[start of Records provided]

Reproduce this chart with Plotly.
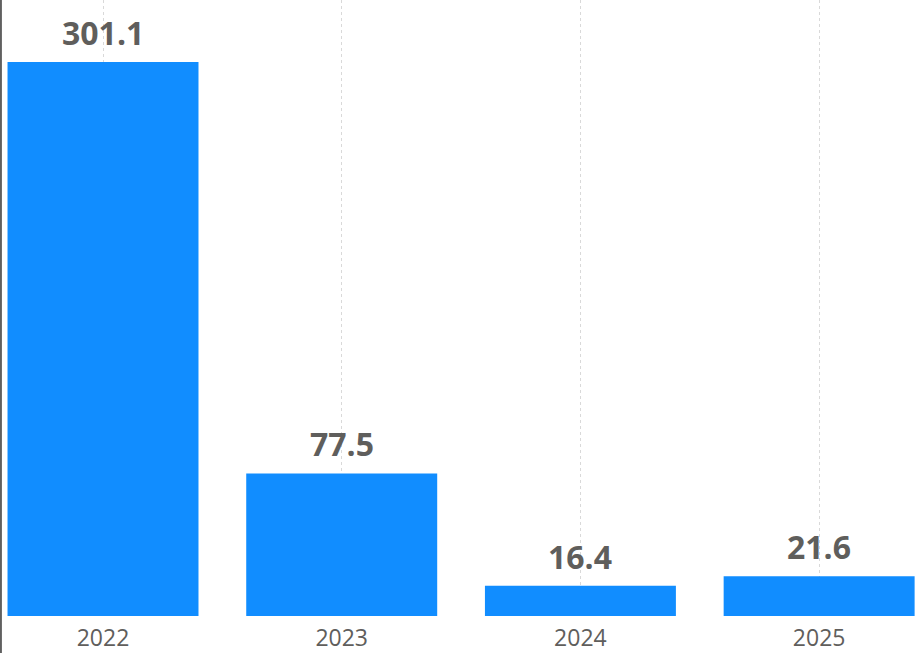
import plotly.graph_objects as go

years = ["2022", "2023", "2024", "2025"]
values = [301.1, 77.5, 16.4, 21.6]
labels = ["301.1", "77.5", "16.4", "21.6"]

fig = go.Figure()

fig.add_trace(
    go.Bar(
        x=years,
        y=values,
        marker=dict(color="#118DFF", line=dict(width=0)),
        hoverinfo="x+y",
    )
)

# data labels above bars (x given as category index)
for i, (val, lab) in enumerate(zip(values, labels)):
    fig.add_annotation(
        x=i,
        y=val,
        xref="x",
        yref="y",
        text="<b>" + lab + "</b>",
        showarrow=False,
        yanchor="bottom",
        yshift=6,
        font=dict(family="Open Sans", size=32, color="#5F5E5C"),
    )

fig.update_layout(
    width=917,
    height=653,
    margin=dict(l=0, r=0, t=0, b=37),
    paper_bgcolor="white",
    plot_bgcolor="white",
    bargap=0.2,
    showlegend=False,
    font=dict(family="Open Sans", color="#605E5C"),
    xaxis=dict(
        type="category",
        range=[-0.4315, 3.41],
        showgrid=True,
        gridcolor="#D9D9D9",
        griddash="dot",
        gridwidth=1,
        showline=False,
        ticks="",
        ticklabelstandoff=6,
        tickfont=dict(size=23, color="#605E5C"),
        zeroline=False,
    ),
    yaxis=dict(
        range=[0, 334.8],
        showgrid=False,
        showticklabels=False,
        zeroline=False,
        showline=False,
    ),
    shapes=[
        dict(
            type="line",
            xref="paper",
            yref="paper",
            x0=0.001,
            x1=0.001,
            y0=-0.07,
            y1=1,
            line=dict(color="#606060", width=2),
        )
    ],
)

fig.write_html(
    "out.html",
    config={"displayModeBar": False},
    post_script="document.body.style.margin='0';",
)
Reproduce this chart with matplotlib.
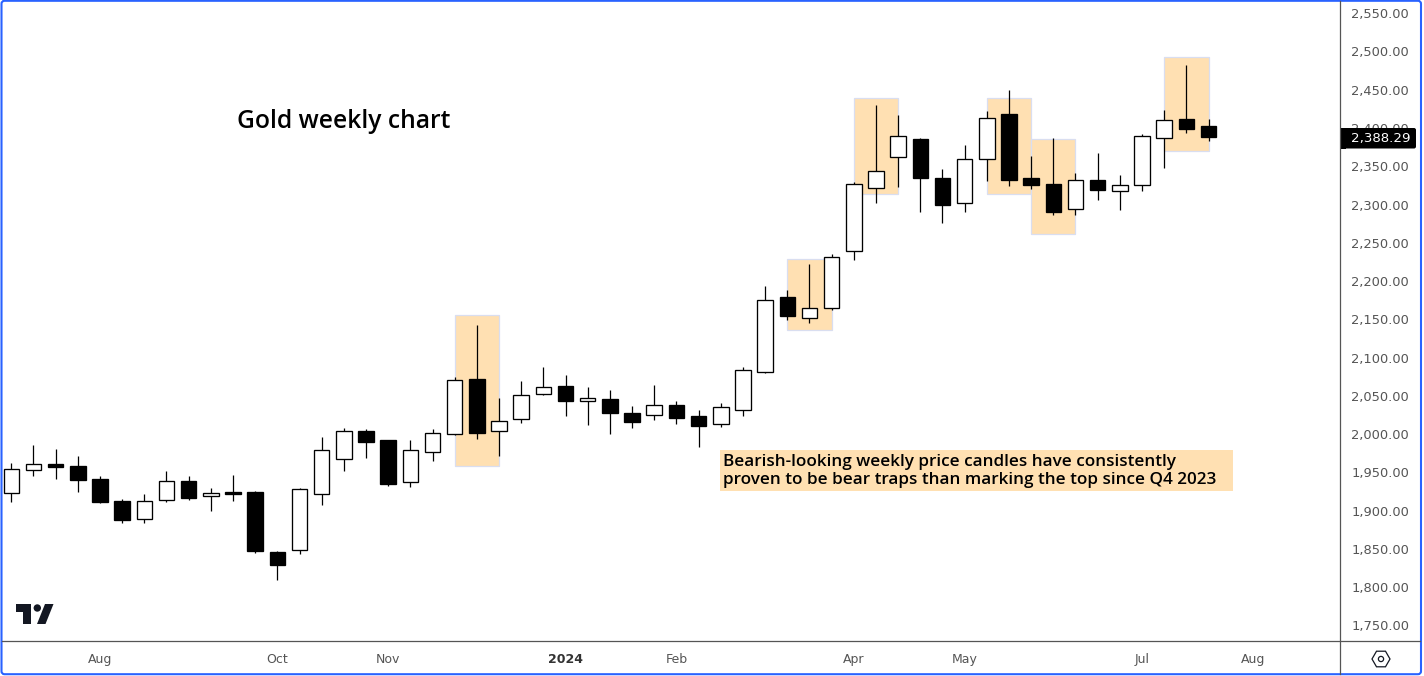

[end of Records provided]

**Your task**
Leave out the pictures. Transcribe only the lines above, from the first through the one that contains "fig = go.Figure()".

**Full solution**
Reproduce this chart with Plotly.
import plotly.graph_objects as go

years = ["2022", "2023", "2024", "2025"]
values = [301.1, 77.5, 16.4, 21.6]
labels = ["301.1", "77.5", "16.4", "21.6"]

fig = go.Figure()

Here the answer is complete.